The New Scarcity

Late last summer, late one night, I was midway through Gary Shteyngart’s 2010 novel, Super Sad True Love Story, when I had to take a break. For all the book’s mordant conjuring of a not-too-future dystopic, declining America, I just needed to get away from the sweetly pathetic antihero, yet another man unmoored and afraid in a valueless age. As I used my iPad to paw through the shelves of the various e-book warehouses, I found myself retreating (instantly and for free! how can this be decline?) into the pages of Jane Austen. By the time, a couple of weeks later, we received Kate Bolick’s cover story for this month, I had passed from Persuasion to Pride and Prejudice and was once again watching Elizabeth Bennet rebuff the ridiculous Mr. Collins, who immediately shifts his sights to her friend Charlotte Lucas. Charlotte is also no fan of Mr. Collins, but she has a more conventional attitude than Elizabeth toward marriage:

Mr. Collins, to be sure, was neither sensible nor agreeable; his society was irksome, and his attachment to her must be imaginary. But still he would be her husband. Without thinking highly either of men or of matrimony, marriage had always been her object; it was the only honourable provision for well-educated young women of small fortune, and, however uncertain of giving happiness, must be their pleasantest preservative from want.

As Charlotte later briskly informs Elizabeth, “I am not romantic, you know. I never was. I ask only a comfortable home …” Bolick’s story is the latest installment in a running conversation among our writers and readers about the structural changes in the American economy, and their impact on men, women, and the family. This preoccupation of The Atlantic dates at least to February 1859, when we published an article titled “Ought Women to Learn the Alphabet?” The answer was an emphatic yes, and the analysis prescient if a bit precious:

It is not merely true that the empire of the past has belonged to man, but that it has properly belonged to him; for it was an empire of the muscles, enlisting at best but the lower powers of the understanding. There can be no question that the present epoch is initiating an empire of the higher reason, of arts, affections, aspirations; and for that epoch the genius of woman has been reserved.

Some version of that new epoch may at last have arrived. As Hanna Rosin, Don Peck, and other Atlantic writers have shown, long-term economic shifts like the decline of manufacturing, exacerbated by the Great Recession, are undermining traditionally male careers and favoring female ones. Yes, for the most part, men remain in control of the institutions of American life; but the superior graduation rates and rising incomes of women suggest that that may prove a lagging indicator of underlying, inexorable social change, signs of which we barely remark upon anymore. Does it even merit comment these days that a woman is contending for the Republican presidential nomination?

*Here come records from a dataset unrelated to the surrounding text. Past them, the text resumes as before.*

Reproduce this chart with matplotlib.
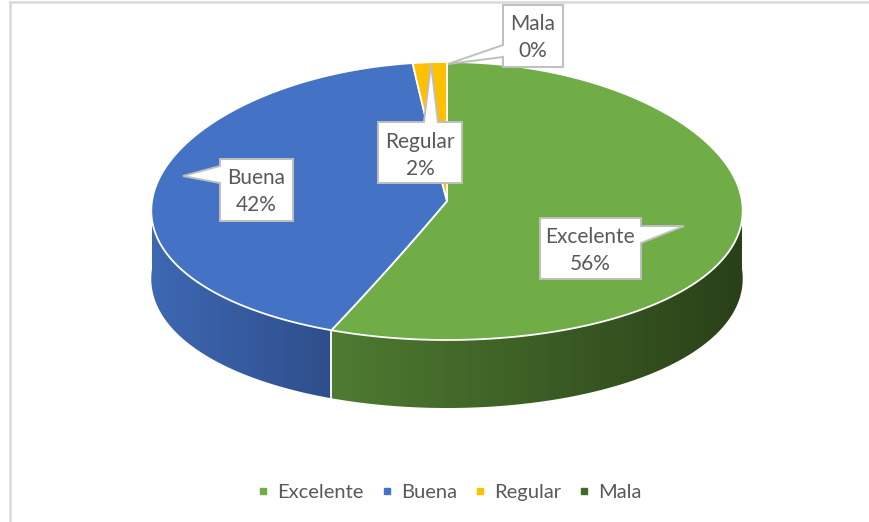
import numpy as np
import matplotlib
matplotlib.use('Agg')
import matplotlib.pyplot as plt
from matplotlib.patches import Polygon
from matplotlib.lines import Line2D
from matplotlib.path import Path
from matplotlib.transforms import Transform
from matplotlib.colors import LinearSegmentedColormap

# ---- data ----
categories = ['Excelente', 'Buena', 'Regular', 'Mala']
values = [56, 42, 2, 0]
top_colors = ['#70AD47', '#4472C4', '#FFC000', '#FFC000']
legend_colors = ['#70AD47', '#4472C4', '#FFC000', '#43682B']
wall_colors = [('#4E7B31', '#2A4018'), ('#3E68B3', '#2E4E8B'),
               ('#C99700', '#A07800'), ('#3F6A2A', '#2A4018')]

plt.rcParams['font.family'] = ['Lato', 'DejaVu Sans']
TXT = '#595959'

W, H = 870, 522
fig = plt.figure(figsize=(W / 100, H / 100), dpi=100)

# pie geometry (pixels)
CX, CY = 447, 201
RX, RY = 295, 139
DEPTH = 68 / RY
PERSP = 0.07  # front of the disc drawn slightly wider (3-D look)


class Persp(Transform):
    input_dims = output_dims = 2
    is_separable = False
    has_inverse = False

    def __init__(self, p):
        super().__init__()
        self.p = p

    def transform_non_affine(self, xy):
        xy = np.asarray(xy, float).reshape(-1, 2)
        return np.column_stack([xy[:, 0] * (1 - self.p * xy[:, 1]), xy[:, 1]])

    def transform_path_non_affine(self, path):
        pts = []
        ts = np.linspace(0, 1, 40)[1:]
        for bez, code in path.iter_bezier():
            cp = np.asarray(bez.control_points)
            if code == Path.MOVETO or len(cp) == 1:
                pts.append(cp[-1][None, :])
            else:
                pts.append(np.asarray(bez(ts)))
        verts = np.concatenate(pts)
        verts = np.vstack([verts, verts[:1]])
        return Path(self.transform_non_affine(verts), closed=True)


persp = Persp(PERSP)


def warp(x, y):
    return x * (1 - PERSP * y), y


ax = fig.add_axes([0, 0, 1, 1])
wedges, _ = ax.pie(values, colors=top_colors, startangle=90, counterclock=False,
                   radius=1, center=(0, 0),
                   wedgeprops=dict(edgecolor='white', linewidth=1.3))
for w, v in zip(wedges, values):
    w.set_zorder(3)
    w.set_transform(persp + ax.transData)
    if v == 0:
        w.set_visible(False)

# side walls
total = float(sum(values))
cum = np.concatenate([[0], np.cumsum(values)]) / total
starts = 90 - 360 * cum[:-1]
ends = 90 - 360 * cum[1:]
seams = []
for i in range(len(values)):
    hi, lo = starts[i], ends[i]
    if hi - lo <= 0:
        continue
    for k in range(0, 2):
        fr_hi, fr_lo = -360 * k, -180 - 360 * k
        a = max(lo, fr_lo)
        b = min(hi, fr_hi)
        if b <= a:
            continue
        t = np.radians(np.linspace(a, b, 200))
        xs, ys = warp(np.cos(t), np.sin(t))
        pts = np.vstack([np.column_stack([xs, ys]),
                         np.column_stack([xs[::-1], ys[::-1] - DEPTH])])
        poly = Polygon(pts, closed=True, facecolor='none', edgecolor='none')
        ax.add_patch(poly)
        cm = LinearSegmentedColormap.from_list('w%d' % i, list(wall_colors[i]))
        im = ax.imshow(np.linspace(0, 1, 256)[None, :], cmap=cm, aspect='auto',
                       extent=[xs.min(), xs.max(), ys.min() - DEPTH, ys.max()],
                       zorder=1, interpolation='bilinear')
        im.set_clip_path(poly)
        for ang in (a, b):
            if fr_lo < ang < fr_hi:
                seams.append(ang)
for ang in set(seams):
    r = np.radians(ang)
    sx, sy = warp(np.cos(r), np.sin(r))
    ax.plot([sx, sx], [sy, sy - DEPTH], color='white', lw=1.3, zorder=2)

ax.set_xlim(-CX / RX, (W - CX) / RX)
ax.set_ylim(-(H - CY) / RY, CY / RY)
ax.set_aspect('auto')
ax.axis('off')

# ---- overlay (pixel coordinates) for callouts and border ----
ov = fig.add_axes([0, 0, 1, 1], facecolor='none')
ov.set_xlim(0, W)
ov.set_ylim(H, 0)
ov.axis('off')

ov.plot([10, W], [2, 2], color='#D9D9D9', lw=1.8)
ov.plot([10, 10], [2, H], color='#D9D9D9', lw=1.8)


def callout(x0, y0, x1, y1, side, b1, b2, tip):
    v = [(x0, y0)]
    if side == 'top':
        v += [(b1, y0), tip, (b2, y0)]
    v.append((x1, y0))
    if side == 'right':
        v += [(x1, b1), tip, (x1, b2)]
    v.append((x1, y1))
    v.append((x0, y1))
    if side == 'left':
        v += [(x0, b2), tip, (x0, b1)]
    p = Polygon(v, closed=True, facecolor='white', edgecolor='#BFBFBF',
                lw=1.4, zorder=5, joinstyle='miter')
    ov.add_patch(p)


pct = ['%d%%' % round(100 * v / total) for v in values]

boxes = {
    'Excelente': dict(box=(540, 218, 641, 279), side='right', b=(226, 243), tip=(684, 226), tx=590, ty=(237, 264)),
    'Buena': dict(box=(220, 159, 293, 221), side='left', b=(166, 183), tip=(183, 176), tx=256, ty=(178, 205)),
    'Regular': dict(box=(378, 122, 462, 183), side='top', b=(424, 438), tip=(431, 64), tx=420, ty=(142, 169)),
    'Mala': dict(box=(503, 5, 563, 67), side='left', b=(45, 57), tip=(448, 64), tx=533, ty=(24, 51)),
}
for cat, p in zip(categories, pct):
    d = boxes[cat]
    x0, y0, x1, y1 = d['box']
    callout(x0, y0, x1, y1, d['side'], d['b'][0], d['b'][1], d['tip'])
    ov.text(d['tx'], d['ty'][0], cat, ha='center', va='center', fontsize=15, color=TXT, zorder=6)
    ov.text(d['tx'], d['ty'][1], p, ha='center', va='center', fontsize=15, color=TXT, zorder=6)

handles = [Line2D([], [], marker='s', linestyle='none', markersize=5,
                  markerfacecolor=c, markeredgecolor=c) for c in legend_colors]
fig.legend(handles, categories, loc='center', bbox_to_anchor=(449 / W, 1 - 492 / H),
           ncol=4, frameon=False, fontsize=14.5, handlelength=0.7, handletextpad=0.35,
           columnspacing=0.8, labelcolor=TXT)

fig.savefig('out.png', dpi=100)
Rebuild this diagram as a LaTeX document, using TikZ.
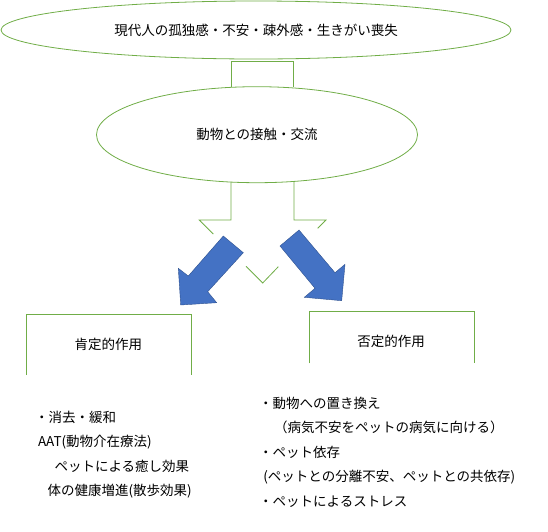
\documentclass[tikz,border=0pt]{standalone}
\usepackage{fontspec}
\newfontfamily\jp{Noto Sans CJK JP}
\usetikzlibrary{shapes.geometric}
\definecolor{lgreen}{HTML}{70AD47}
\definecolor{ablue}{HTML}{4472C4}
\definecolor{ablueline}{HTML}{2F528F}
\begin{document}
\begin{tikzpicture}[x=1pt,y=-1pt,
  gline/.style={draw=lgreen, line width=0.8pt, line join=miter},
  oval/.style={ellipse, draw=lgreen, line width=0.8pt, inner sep=0pt,
    font=\jp\fontsize{13.5}{16}\selectfont, text=black},
  lbl/.style={font=\jp\fontsize{13.5}{16}\selectfont, text=black, inner sep=0pt},
  item/.style={lbl, anchor=west},
  bluearrow/.style={fill=ablue, draw=ablueline, line width=0.4pt, line join=miter}]
\useasboundingbox (0,0) rectangle (548,531);

% ellipses
\node[oval, minimum width=510pt, minimum height=58pt] (top) at (256,30)
  {現代人の孤独感・不安・疎外感・生きがい喪失};
\node[oval, minimum width=321pt, minimum height=96pt] (mid) at (257,134.7)
  {動物との接触・交流};

% connector between ellipses
\coordinate (c1) at (231,87.3);
\coordinate (c2) at (231,61.7);
\coordinate (c3) at (293,61.7);
\coordinate (c4) at (293,87.3);
\draw[gline] (c1) -- (c2) -- (c3) -- (c4);

% green split arrow outline (visible parts)
\coordinate (s1) at (231,182.1);
\coordinate (s2) at (231,220);
\coordinate (s3) at (199.3,220);
\coordinate (s4) at (213.3,234);
\coordinate (v1) at (246,266.3);
\coordinate (v2) at (262.7,283);
\coordinate (v3) at (278.3,266.7);
\coordinate (r1) at (317.7,228.3);
\coordinate (r2) at (326,220);
\coordinate (r3) at (294,220);
\coordinate (r4) at (294,182.1);
\draw[gline] (s1) -- (s2) -- (s3) -- (s4);
\draw[gline] (v1) -- (v2) -- (v3);
\draw[gline] (r1) -- (r2) -- (r3) -- (r4);

% blue arrows
\draw[bluearrow] (223.3,236) -- (243.3,252.7) -- (207.7,291.7) -- (216.7,302.7)
  -- (180.7,305) -- (178.3,268.3) -- (188.3,276) -- cycle;
\draw[bluearrow] (299,230) -- (280,246) -- (315,288.3) -- (304.3,297.3)
  -- (341.7,300.7) -- (345,264.3) -- (335,272.7) -- cycle;

% boxes (open at bottom)
\node[lbl] (pos) at (108.3,344) {肯定的作用};
\node[lbl] (neg) at (391,341.7) {否定的作用};
\draw[gline] (26,375) -- (26,314.3) -- (191.7,314.3) -- (191.7,375);
\draw[gline] (309.3,363.3) -- (309.3,311.7) -- (474.3,311.7) -- (474.3,363.3);

% left list
\node[item] (l1) at (35,417.3) {・消去・緩和};
\node[item] (l2) at (37.8,441.8) {AAT(動物介在療法)};
\node[item] (l3) at (54.3,466.3) {ペットによる癒し効果};
\node[item] (l4) at (47.3,490.8) {体の健康増進(散歩効果)};

% right list
\node[item] (r1t) at (259,403.3) {・動物への置き換え};
\node[item] (r2t) at (274,427.8) {（病気不安をペットの病気に向ける）};
\node[item] (r3t) at (259,452.3) {・ペット依存};
\node[item] (r4t) at (263.2,476.8) {(ペットとの分離不安、ペットとの共依存)};
\node[item] (r5t) at (259,501.3) {・ペットによるストレス};
\end{tikzpicture}
\end{document}
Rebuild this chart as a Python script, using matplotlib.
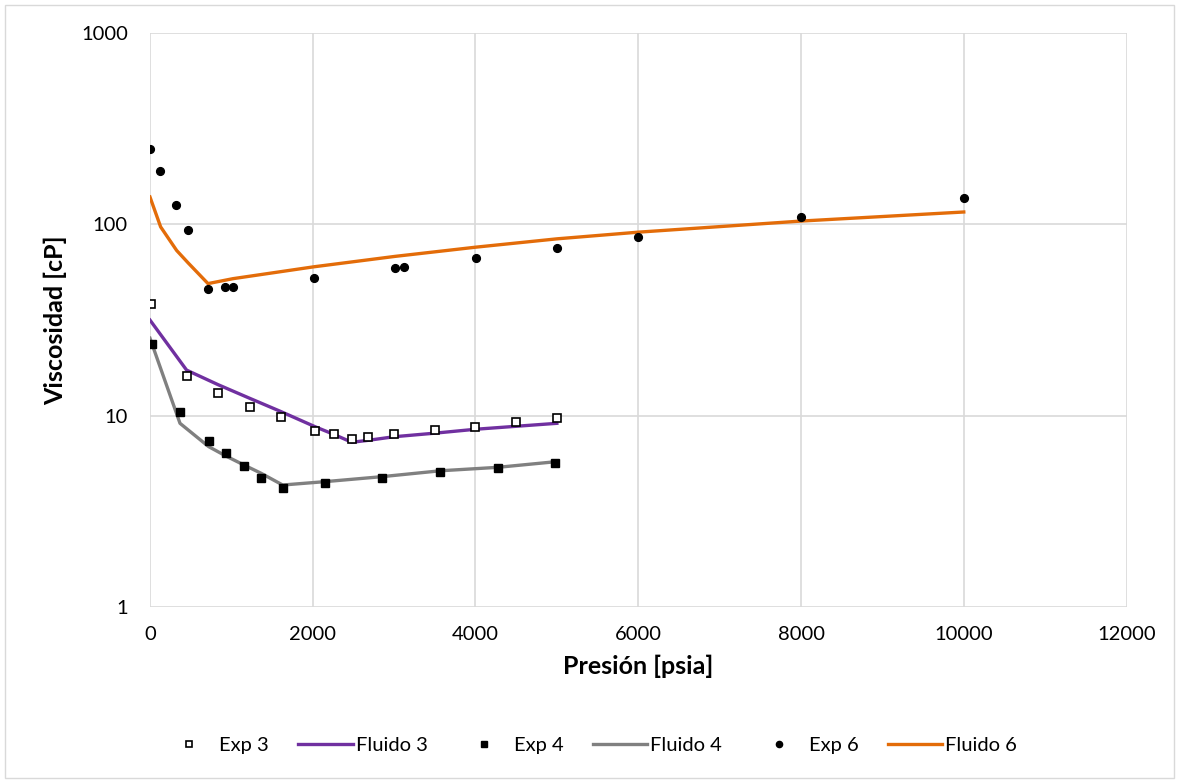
import matplotlib.pyplot as plt
from matplotlib.patches import Rectangle

# Exp 3 / Fluido 3
p_exp3 = [15, 450, 840, 1230, 1610, 2030, 2260, 2480, 2680, 3000, 3500, 4000, 4500, 5000]
mu_exp3 = [38.4, 16.1, 13.1, 11.1, 9.84, 8.35, 8.05, 7.55, 7.76, 7.98, 8.41, 8.75, 9.23, 9.69]
p_fl3 = [0, 450, 840, 1230, 1610, 2030, 2260, 2480, 2680, 3000, 3500, 4000, 4500, 5000]
mu_fl3 = [31.6, 17.3, 14.5, 12.3, 10.5, 8.75, 7.98, 7.26, 7.43, 7.76, 8.1, 8.49, 8.8, 9.12]

# Exp 4 / Fluido 4
p_exp4 = [25, 369, 721, 934, 1156, 1365, 1631, 2152, 2853, 3566, 4275, 4976]
mu_exp4 = [23.6, 10.4, 7.37, 6.40, 5.47, 4.74, 4.19, 4.46, 4.74, 5.09, 5.35, 5.68]
p_fl4 = [0, 369, 721, 934, 1156, 1365, 1631, 2152, 2853, 3566, 4275, 4976]
mu_fl4 = [25.4, 9.12, 6.89, 6.15, 5.52, 5.00, 4.34, 4.52, 4.80, 5.15, 5.37, 5.74]

# Exp 6 / Fluido 6
p_exp6 = [0, 123, 320, 467, 713, 922, 1020, 2016, 3012, 3123, 4008, 5004, 6000, 8000, 10000]
mu_exp6 = [248, 190, 126, 93, 46, 47, 47, 52.5, 59, 60, 66.7, 75, 86, 109, 137]
p_fl6 = [0, 131, 328, 467, 713, 1020, 2016, 3012, 4008, 5004, 6000, 8000, 10000]
mu_fl6 = [139, 97, 73, 63, 49, 52, 60, 68, 76, 84, 91, 104, 116]

plt.rcParams['font.family'] = ['Lato', 'DejaVu Sans']

fig = plt.figure(figsize=(11.79, 7.82), dpi=100)
ax = fig.add_axes([0.1272, 0.2238, 0.8283, 0.734])

ax.plot(p_exp3, mu_exp3, 's', ms=5.3, mfc='white', mec='black', mew=1.2, ls='none', label='Exp 3', zorder=4)
ax.plot(p_fl3, mu_fl3, '-', color='#7030a0', lw=2.4, label='Fluido 3', zorder=3)
ax.plot(p_exp4, mu_exp4, 's', ms=5.3, color='black', ls='none', label='Exp 4', zorder=4)
ax.plot(p_fl4, mu_fl4, '-', color='#808080', lw=2.4, label='Fluido 4', zorder=3)
ax.plot(p_exp6, mu_exp6, 'o', ms=5.6, color='black', ls='none', label='Exp 6', zorder=4)
ax.plot(p_fl6, mu_fl6, '-', color='#e36c09', lw=2.4, label='Fluido 6', zorder=3)

ax.set_yscale('log')
ax.set_xlim(0, 12000)
ax.set_ylim(1, 1000)
ax.set_xticks(range(0, 12001, 2000))
ax.set_yticks([1, 10, 100, 1000])
ax.set_yticklabels(['1', '10', '100', '1000'])
ax.minorticks_off()
ax.grid(True, color='#d9d9d9', lw=1.2)
ax.set_axisbelow(True)
for s in ax.spines.values():
    s.set_visible(False)
ax.tick_params(length=0, labelsize=14.5, colors='black')
ax.tick_params(axis='y', pad=16)
ax.tick_params(axis='x', pad=14)

ax.set_xlabel('Presión [psia]', fontsize=18, fontweight='bold', labelpad=8)
ax.set_ylabel('Viscosidad [cP]', fontsize=18, fontweight='bold', labelpad=10)

fig.legend(loc='center', bbox_to_anchor=(0.5, 0.047), ncol=6, frameon=False,
           fontsize=14.5, handlelength=2.7, columnspacing=1.45, handletextpad=0.15,
           markerscale=0.8)

fig.patches.append(Rectangle((0.004, 0.005), 0.992, 0.989, transform=fig.transFigure,
                             fill=False, edgecolor='#d9d9d9', lw=1))

fig.savefig('out.png', dpi=100)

As Bolick shows, there is a lot of good news here. But the impact on marriage appears to be grim. As she writes, the proportion of households in America led by a married couple dropped last year to a record low of 48 percent. Half the adult population is single, compared with 33 percent in 1950; and 40 percent of children are born to single mothers. Partly, this may be a result of women’s no longer feeling compelled to marry a Mr. Collins. But it also appears to signal that the rise of women is being matched by a decline, not just of male dominance, but of men. Their plight is serious; men have seen their median wages for full-time work fall over the past 40 years. Among other consequences of such deterioration is what Bolick calls a “new scarcity” that narrows women’s choices for marriageable men just as their other choices in life broaden. It seems, somehow, cosmically unfair that when the strong-minded women of Jane Austen are at last set free, they are being liberated into our Shteyngartian society. (I’m reminded of Ta-Nehisi Coates’s observation that it was only once America was well and truly bankrupted that the presidency went to a black man.)

We are in a period of sorting out, in which old customs and conventions are being stripped away, and new ones have yet to be firmly established. Optimists have reason to bet on the historic, long-term adaptability of our economy and society to see us through. (A more Shteyngartian answer may lie in China’s one-child policy, which could result in a surplus of as many as 30 million men by 2020; it would not be the first time Chinese products rushed to the rescue of the American way of life.) The advice this magazine delivered to women in 1859, though, should perhaps today be recast for men: “The final adjustment lies mainly in the hands of women themselves,” we declared then. “More depends on determination than even on ability. Will, not talent, governs the world.”